Hi everyone, below you will find the updates from the Desktop team from the last week. If you’re interested in discussing a topic please start a thread in the Desktop area of Discourse .
We also have our weekly meeting on IRC. We meet on Tuesday at 13:30 UTC in #ubuntu-desktop on Freenode. There will be an “Any Other Business” section at the end where you are welcome to raise topics. These topics might be discussed during the meeting, or afterwards depending on the time, depth of conversation, topic and so on.
Working on triple buffering again. This time to find out why window movement was suddenly broken on Nvidia, and also to fix failing conformance tests (done!).

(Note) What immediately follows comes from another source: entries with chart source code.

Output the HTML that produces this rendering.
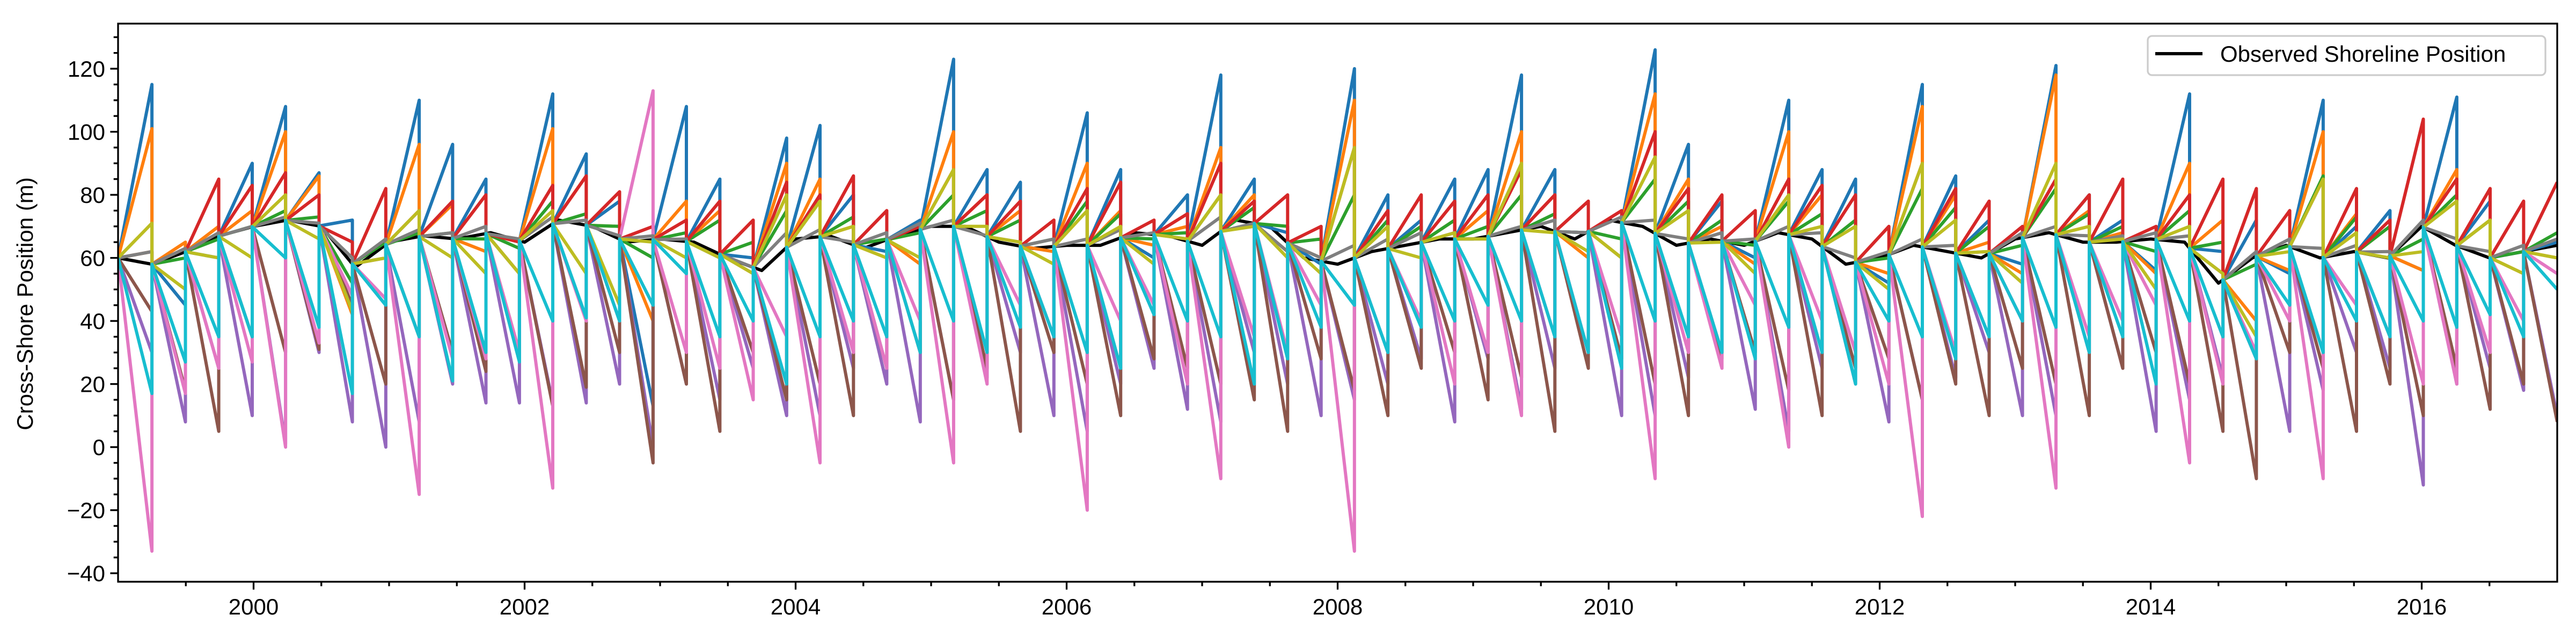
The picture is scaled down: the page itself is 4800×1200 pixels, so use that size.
<!DOCTYPE html>
<html><head><meta charset="utf-8">
<style>
html,body{margin:0;padding:0;background:#fff;}
svg{display:block;font-family:"Liberation Sans","DejaVu Sans",sans-serif;}
</style></head>
<body>
<svg id="chart" width="4800" height="1200" viewBox="0 0 4800 1200" xmlns="http://www.w3.org/2000/svg">
  <rect x="0" y="0" width="4800" height="1200" fill="#fff"/>
  <defs><clipPath id="plotclip"><rect x="220" y="44" width="4545" height="1040"/></clipPath></defs>
  <g id="series" clip-path="url(#plotclip)"></g>
  <g id="axes"></g>
  <text x="61" y="566" transform="rotate(-90 61 566)" text-anchor="middle" font-size="42" fill="#000">Cross-Shore Position (m)</text>
  <g>
    <rect x="4002" y="67" width="741" height="73" rx="8" fill="#fff" fill-opacity="0.8" stroke="#cccccc" stroke-width="3.3"/>
    <line x1="4016" y1="100" x2="4104" y2="100" stroke="#000" stroke-width="6"/>
    <text x="4137" y="115" font-size="42" fill="#000">Observed Shoreline Position</text>
  </g>
</svg>
<script>
// ---- data ----
const boundaries = [1999.0,1999.250,1999.497,1999.743,1999.990,2000.236,2000.483,2000.729,2000.976,2001.222,2001.469,2001.715,2001.962,2002.208,2002.455,2002.701,2002.948,2003.194,2003.441,2003.687,2003.934,2004.180,2004.427,2004.673,2004.920,2005.166,2005.413,2005.659,2005.906,2006.152,2006.399,2006.645,2006.892,2007.138,2007.385,2007.631,2007.878,2008.124,2008.371,2008.617,2008.864,2009.110,2009.357,2009.603,2009.850,2010.096,2010.343,2010.589,2010.836,2011.082,2011.329,2011.575,2011.822,2012.068,2012.315,2012.561,2012.808,2013.054,2013.301,2013.547,2013.794,2014.040,2014.287,2014.533,2014.780,2015.026,2015.273,2015.519,2015.766,2016.012,2016.259,2016.505,2016.752,2017.0];
const obsTimes = [1999,1999.25,1999.5,1999.75,2000,2000.25,2000.5,2000.75,2001,2001.25,2001.5,2001.75,2002,2002.25,2002.5,2002.75,2003,2003.25,2003.5,2003.75,2004,2004.25,2004.5,2004.75,2005,2005.25,2005.5,2005.75,2006,2006.25,2006.5,2006.75,2007,2007.25,2007.5,2007.75,2008,2008.25,2008.5,2008.75,2009,2009.25,2009.5,2009.75,2010,2010.25,2010.5,2010.75,2011,2011.25,2011.5,2011.75,2012,2012.25,2012.5,2012.75,2013,2013.25,2013.5,2013.75,2014,2014.25,2014.5,2014.75,2015,2015.25,2015.5,2015.75,2016,2016.25,2016.5,2016.75,2017];
const observed = [60,58,62,67,70,72,70,57,65,67,66,68,65,72,70,65,66,65,60,56,66,67,63,67,70,70,65,63,64,64,68,67,64,72,70,60,58,62,64,66,66,68,70,66,72,70,64,66,64,68,66,58,60,64,62,60,66,68,65,65,66,65,52,60,64,60,62,60,70,64,60,62,64];
const blueEnds = [115,45,60,90,108,87,72,60,110,96,85,55,112,93,78,13,108,85,60,98,102,80,62,72,123,88,84,62,106,88,60,80,118,85,68,58,120,80,72,85,88,118,88,68,60,126,96,78,60,110,88,85,52,115,86,72,58,121,80,72,56,112,62,72,55,110,70,75,56,111,78,62,65];
const orangeEnds = [101,65,70,75,100,86,42,60,96,77,62,55,101,86,70,40,78,75,55,90,85,70,60,58,100,80,75,62,90,75,64,70,95,80,62,60,110,75,70,72,75,100,80,60,60,112,85,70,58,100,80,72,55,108,80,65,55,118,75,68,55,90,72,40,56,100,74,70,56,88,72,55,60];
const greenEnds = [62,60,66,70,75,73,52,65,68,68,66,63,78,74,70,60,68,72,65,75,78,73,66,68,80,75,72,66,78,74,66,68,80,76,70,66,80,72,70,72,70,80,74,68,66,85,78,72,64,78,74,72,60,82,76,70,64,82,74,70,62,75,65,58,64,86,73,70,66,80,72,62,68];
const redEnds = [62,63,85,83,87,80,65,82,75,78,80,65,83,86,81,70,72,78,72,84,80,86,75,70,88,80,78,72,82,84,72,74,90,78,80,70,95,75,80,78,80,88,80,78,75,100,82,80,75,85,83,80,70,90,82,78,70,85,80,85,70,80,85,82,75,85,82,72,104,85,82,78,84];
const purpleEnds = [30,8,25,10,1,30,8,0,8,20,14,14,14,14,20,0,20,15,25,10,10,25,20,8,15,22,30,10,5,20,25,12,8,30,20,10,15,20,28,8,28,12,25,30,10,10,22,30,12,5,25,20,8,15,22,30,10,10,30,25,5,15,22,28,5,18,30,25,-12,20,25,18,10];
const brownEnds = [43,18,5,35,30,31,45,20,35,30,24,30,13,19,30,-5,20,5,30,15,20,10,25,30,15,25,5,30,20,10,28,25,20,15,5,28,18,10,25,30,15,22,5,25,28,20,10,28,30,18,10,25,28,15,20,10,25,20,10,25,30,20,5,-10,30,25,5,20,10,25,12,20,8];
const pinkEnds = [-33,17,25,27,0,33,48,47,-15,28,28,30,-13,40,40,113,30,25,15,35,-5,30,25,40,-5,20,45,35,-20,40,45,20,-10,35,30,45,-33,30,40,20,30,10,35,30,35,-10,30,25,45,0,40,30,20,-22,30,35,40,-13,35,40,45,-5,20,30,40,-10,45,35,20,20,30,40,55];
const grayEnds = [62,63,68,70,73,71,60,66,69,68,70,66,73,72,67,67,66,60,57,68,69,65,68,71,72,67,65,66,66,69,68,66,73,71,62,60,64,66,68,68,66,70,72,68,73,72,66,68,66,70,68,60,62,66,64,62,68,70,67,67,68,67,55,62,66,63,64,62,72,66,62,64,66];
const oliveEnds = [71,50,60,60,80,66,43,60,75,60,55,55,75,55,45,65,60,60,55,80,78,70,60,60,88,70,65,58,75,70,58,66,80,70,60,55,95,70,60,68,66,90,68,62,60,92,75,65,55,80,70,70,50,90,72,62,52,90,70,66,50,70,55,35,62,85,68,60,62,78,72,55,60];
const cyanEnds = [17,27,35,35,60,38,17,45,35,21,30,27,40,41,40,45,55,35,40,20,35,40,35,30,40,30,38,35,30,25,42,40,35,20,28,38,45,30,38,40,45,40,35,30,25,40,35,30,28,38,30,20,40,35,28,35,40,38,30,35,20,40,35,28,45,30,40,35,40,38,42,35,50];
const seriesNames = ["blue","orange","green","red","purple","brown","pink","gray","olive","cyan"];
const seriesColors = ["#1f77b4","#ff7f0e","#2ca02c","#d62728","#9467bd","#8c564b","#e377c2","#7f7f7f","#bcbd22","#17becf"];
const seriesData = [blueEnds,orangeEnds,greenEnds,redEnds,purpleEnds,brownEnds,pinkEnds,grayEnds,oliveEnds,cyanEnds];
const yTicks = [-40,-20,0,20,40,60,80,100,120];
const xTicks = [2000,2002,2004,2006,2008,2010,2012,2014,2016];

// ---- scales ----
const X0=220,X1=4765,Y0=44,Y1=1084;
const xMin=1999.0,xMax=2017.0,yMin=-42.7,yMax=134.3;
function xs(t){return X0+(t-xMin)/(xMax-xMin)*(X1-X0);}
function ys(v){return Y1-(v-yMin)/(yMax-yMin)*(Y1-Y0);}
function obsAt(t){
  for(let i=0;i<obsTimes.length-1;i++){
    if(t>=obsTimes[i]&&t<=obsTimes[i+1]){
      const f=(t-obsTimes[i])/(obsTimes[i+1]-obsTimes[i]);
      return observed[i]+f*(observed[i+1]-observed[i]);
    }
  }
  return observed[observed.length-1];
}
const NS="http://www.w3.org/2000/svg";
const sg=document.getElementById('series');
const ag=document.getElementById('axes');
const LW='6';

// observed line
{
  let d="";
  obsTimes.forEach((t,i)=>{d+=(i?"L":"M")+xs(t).toFixed(1)+","+ys(observed[i]).toFixed(1);});
  const p=document.createElementNS(NS,'path');
  p.setAttribute('d',d);p.setAttribute('fill','none');p.setAttribute('stroke','#000');
  p.setAttribute('stroke-width',LW);p.setAttribute('stroke-linejoin','round');
  
  
  sg.appendChild(p);
}
// forecast series (sawtooth segments reset to observed)
seriesData.forEach((ends,si)=>{
  let d="";
  for(let s=0;s<ends.length;s++){
    const t0=boundaries[s],t1=boundaries[s+1];
    d+=(s?"L":"M")+xs(t0).toFixed(1)+","+ys(obsAt(t0)).toFixed(1);
    d+="L"+xs(t1).toFixed(1)+","+ys(ends[s]).toFixed(1);
  }
  const p=document.createElementNS(NS,'path');
  p.setAttribute('d',d);p.setAttribute('fill','none');p.setAttribute('stroke',seriesColors[si]);
  p.setAttribute('stroke-width',LW);p.setAttribute('stroke-linejoin','round');
  
  
  sg.appendChild(p);
});

// axes frame
{
  const r=document.createElementNS(NS,'rect');
  r.setAttribute('x',X0);r.setAttribute('y',Y0);r.setAttribute('width',X1-X0);r.setAttribute('height',Y1-Y0);
  r.setAttribute('fill','none');r.setAttribute('stroke','#000');r.setAttribute('stroke-width','3.3');
  
  
  ag.appendChild(r);
}
function tick(x1,y1,x2,y2,name){
  const l=document.createElementNS(NS,'line');
  l.setAttribute('x1',x1);l.setAttribute('y1',y1);l.setAttribute('x2',x2);l.setAttribute('y2',y2);
  l.setAttribute('stroke','#000');l.setAttribute('stroke-width','3.3');
  
  
  ag.appendChild(l);
}
function label(x,y,txt,anchor,name){
  const t=document.createElementNS(NS,'text');
  t.setAttribute('x',x);t.setAttribute('y',y);t.setAttribute('text-anchor',anchor);
  t.setAttribute('font-size','42');t.setAttribute('fill','#000');
  t.textContent=txt;
  
  
  ag.appendChild(t);
}
for(let v=-40;v<=130;v+=5){ if(v%20!==0) tick(X0,ys(v),X0-8.3,ys(v),'y-minor-tick'); }
yTicks.forEach(v=>{
  tick(X0,ys(v),X0-14.6,ys(v),'y-major-tick');
  label(X0-24,ys(v)+15,v<0?"\u2212"+Math.abs(v):String(v),'end','y-tick-label');
});
for(let t=1999.5;t<2017;t+=0.5){ if(Math.abs(t%2)>1e-6) tick(xs(t),Y1,xs(t),Y1+8.3,'x-minor-tick'); }
xTicks.forEach(t=>{
  tick(xs(t),Y1,xs(t),Y1+14.6,'x-major-tick');
  label(xs(t),Y1+61,String(t),'middle','x-tick-label');
});
</script>
</body></html>
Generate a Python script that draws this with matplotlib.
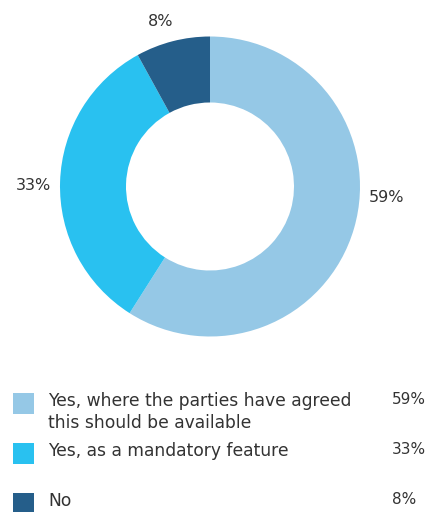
import matplotlib
matplotlib.use('Agg')
from matplotlib import pyplot as plt
from matplotlib.patches import Rectangle

# данные опроса
categories = ['Yes, where the parties have agreed\nthis should be available',
              'Yes, as a mandatory feature',
              'No']
shares = [59, 33, 8]
pct_labels = ['59%', '33%', '8%']
colors = ['#95c8e6', '#29c1f0', '#255e8a']

# позиции подписей вокруг кольца (в радиусах)
label_pos = [(1.18, -0.07), (-1.18, 0.01), (-0.33, 1.10)]

W, H = 430, 512
TEXT_COLOR = '#333333'

fig = plt.figure(figsize=(W / 100, H / 100), dpi=100)

# кольцевая диаграмма: центр (210, 186.5), радиус 150 px
cx, cy, r = 210, 186.5, 150
ax = fig.add_axes([(cx - r) / W, (H - cy - r) / H, 2 * r / W, 2 * r / H])
ax.pie(shares, colors=colors, startangle=90, counterclock=False,
       radius=1, wedgeprops=dict(width=0.44, linewidth=0))
ax.set_xlim(-1, 1)
ax.set_ylim(-1, 1)
ax.set_aspect('auto')
ax.axis('off')
for (x, y), txt in zip(label_pos, pct_labels):
    ax.text(x, y, txt, ha='center', va='center', fontsize=11.5,
            color=TEXT_COLOR, clip_on=False)

# легенда
lg = fig.add_axes([0, 0, 1, 1])
lg.set_xlim(0, W)
lg.set_ylim(H, 0)
lg.axis('off')
row_top = [393, 443, 493]
for top, color, name, pct in zip(row_top, colors, categories, pct_labels):
    lg.add_patch(Rectangle((13, top), 21, 21, facecolor=color, edgecolor='none'))
    lg.text(48, top - 1, name, ha='left', va='top', fontsize=12.3,
            color=TEXT_COLOR, linespacing=1.3)
    lg.text(392, top - 1, pct, ha='left', va='top', fontsize=11,
            color=TEXT_COLOR)

fig.savefig('out.png', dpi=100)
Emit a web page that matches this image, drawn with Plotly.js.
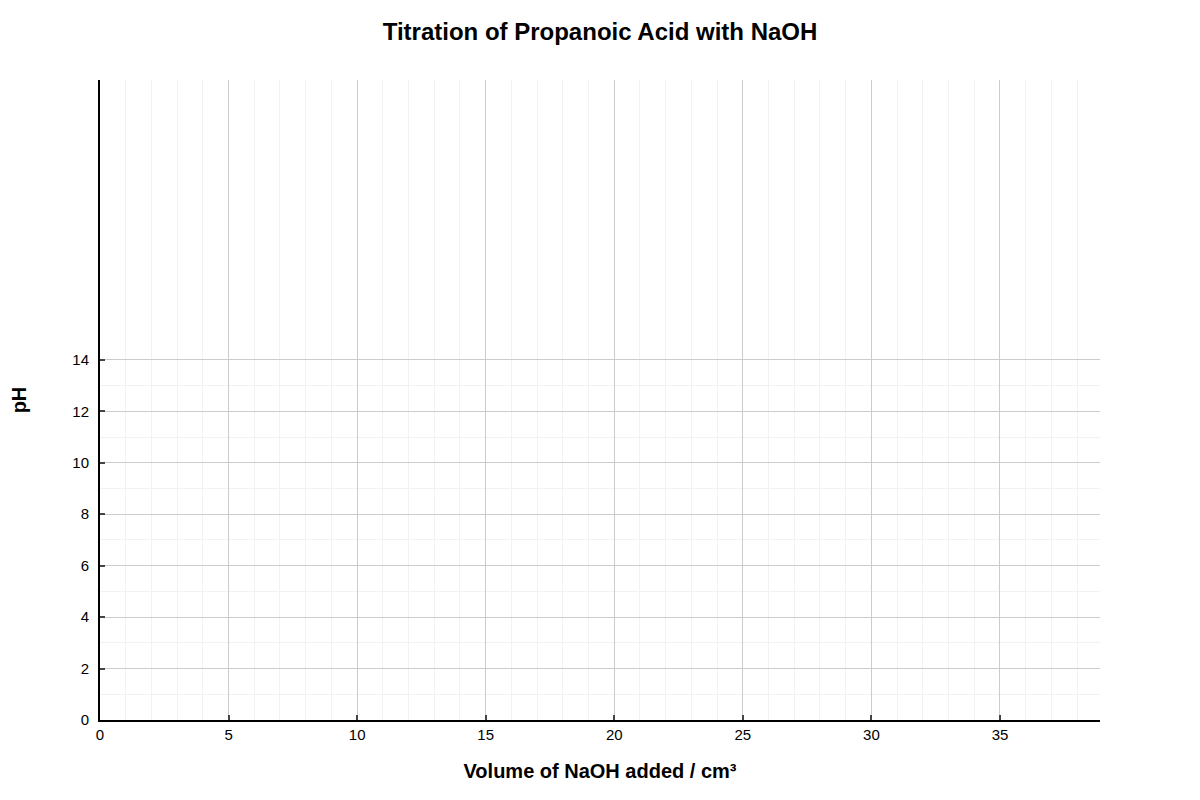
<!DOCTYPE html>
<html>
<head>
<meta charset="utf-8">
<script src="https://cdn.plot.ly/plotly-3.0.1.min.js"></script>
<style>
  body { margin: 0; background: #fff; }
  #chart { width: 1200px; height: 800px; }
</style>
</head>
<body>
<div id="chart"></div>
<script>
// titration readings (none plotted yet - blank grid for the student to fill in)
const volumeAdded = [];
const pHValues = [];

const xTicks = [0, 5, 10, 15, 20, 25, 30, 35];
const xMinorTicks = [];
for (let v = 0; v <= 38; v++) if (v % 5 !== 0) xMinorTicks.push(v);
const yTicks = [0, 2, 4, 6, 8, 10, 12, 14];
const yMinorTicks = [1, 3, 5, 7, 9, 11, 13];

const trace = {
    x: volumeAdded,
    y: pHValues,
    mode: 'lines+markers',
    type: 'scatter',
    line: { color: '#1f77b4' },
    showlegend: false
};

const layout = {
    width: 1200,
    height: 800,
    font: { family: 'Liberation Sans, Arial, sans-serif', color: '#000' },
    title: { text: '<b>Titration of Propanoic Acid with NaOH</b>', font: { size: 24 }, x: 0.5, y: 0.96, yanchor: 'middle' },
    margin: { l: 100, r: 100, t: 80, b: 80 },
    plot_bgcolor: '#fff',
    paper_bgcolor: '#fff',
    xaxis: {
        title: { text: '<b>Volume of NaOH added / cm³</b>', font: { size: 20 }, standoff: 22 },
        range: [0, 38.89],
        tickvals: xTicks,
        ticks: 'inside',
        ticklen: 5,
        tickwidth: 2,
        tickcolor: '#444',
        tickfont: { size: 15 },
        showline: true, linecolor: '#000', linewidth: 2,
        showgrid: true, gridcolor: '#cccccc', gridwidth: 1,
        zeroline: false,
        minor: { tickvals: xMinorTicks, showgrid: true, gridcolor: '#f2f2f2', gridwidth: 1, ticks: '' }
    },
    yaxis: {
        title: { text: '<b>pH</b>', font: { size: 20 }, standoff: 40 },
        range: [0, 24.88],
        tickvals: yTicks,
        ticks: 'inside',
        ticklen: 5,
        tickwidth: 2,
        tickcolor: '#444',
        tickfont: { size: 15 },
        ticklabelstandoff: 6,
        showline: true, linecolor: '#000', linewidth: 2,
        showgrid: true, gridcolor: '#cccccc', gridwidth: 1,
        zeroline: false,
        minor: { tickvals: yMinorTicks, showgrid: true, gridcolor: '#f2f2f2', gridwidth: 1, ticks: '' }
    }
};

Plotly.newPlot('chart', [trace], layout, { displayModeBar: false });
</script>
</body>
</html>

talked to @mwhudson about rustc being blocked in hirsute-proposed (and in turn blocking firefox) because of riscv64, @xnox is working on re-boostrapping the build
filed a bug to request a rustc/cargo update for a future firefox version
thunderbird
worked with @rbasak to get 78.7.1 into focal-proposed and groovy-proposed, which happened just before the week-end
tested a variety of upgrade cases to validate the SRU
Tested a proposed backport of the mutter input-in-separate-thread code from Marco. With Wayland you can/could sometimes get input lagging/hanging because it’s handled in thread with the rest of the compositor. GNOME 40 has a fix for that, but since we’re shipping with 3.38 we will miss that. Marco wanted to try a backport (not decided if we will upload it yet), so I am testing that.
Finished up (for now) debugging and fixing the appstream generator. I need to deploy it in the staging environment and test it on a more live-like data set now.
CUPS Snap: More talk with @jamesh about what needs to be changed in the CUPS Snap now to make use of the new functionality and to get it into the Snap Store. Started working on modifying the CUPS patch appropriately, especially so that it can be used both in the snapped CUPS and in the Debian package of CUPS.
Common Print Dialog Backends: Tested code of a GSoC 2020 student to add support for human-readable option and choice names (cpdb-libs, cpdb-backend-cups).
sane-airscan: Waiting for the MIR to get reviewed by the security team.
snapd PR #9906 was merged, which removes the superfluous [Install] section from systemd units for timer activated and dbus activated services. Previously these services had an [Install] section claiming that they should be started at boot (or login for user services), but were never enabled by snapd. This meant that systemctl would report them as being disabled. Now systemctl reports them as static, which is less confusing in e.g. the snap services output.
snapd PR #9268 was merged, adding a REST API for checking the availability of desktop theme snaps, and to trigger installation if necessary. The intended user for this API is the snapd-desktop-integration service. Still to do is to make this API usable without needing snapd-control level access, which is dependent on the authentication refactor landing.
snapd-glib:
I did some work to improve the snapctl API in the snapd-glib library. This is mostly in snapd-glib PR #95 (merged), and snapd-glib PR #97 (not yet merged). Together they allow invoking a snapctl command and determine its exit code.
I also did some work to port snapd-glib’s CI from Travis over to Github Actions, given that the free Travis service seems to be coming to an end. This was in snapd-glib PR #96 and snapd-glib PR #99, both of which have been merged.
Ubuntu Core GDM Experiment:
I did some experimentation with getting other graphical snaps to run within the confined desktop session. With a lot of fiddling, I managed to get the unmodified GEdit snap to run. This involved connecting the gedit:x11 plug to the desktop session’s x11 slot, copying the Xauthority cookies to somewhere the snap would be able to read it, and then run it from an unconfined bash session. That got it displaying on the confined desktop’s Xwayland instance.
Doing the same for Wayland is a bit more finicky due to location of the socket in $XDG_RUNTIME_DIR. This does show that a version of the desktop-launch snapd interface could be usable on a confined desktop session like this.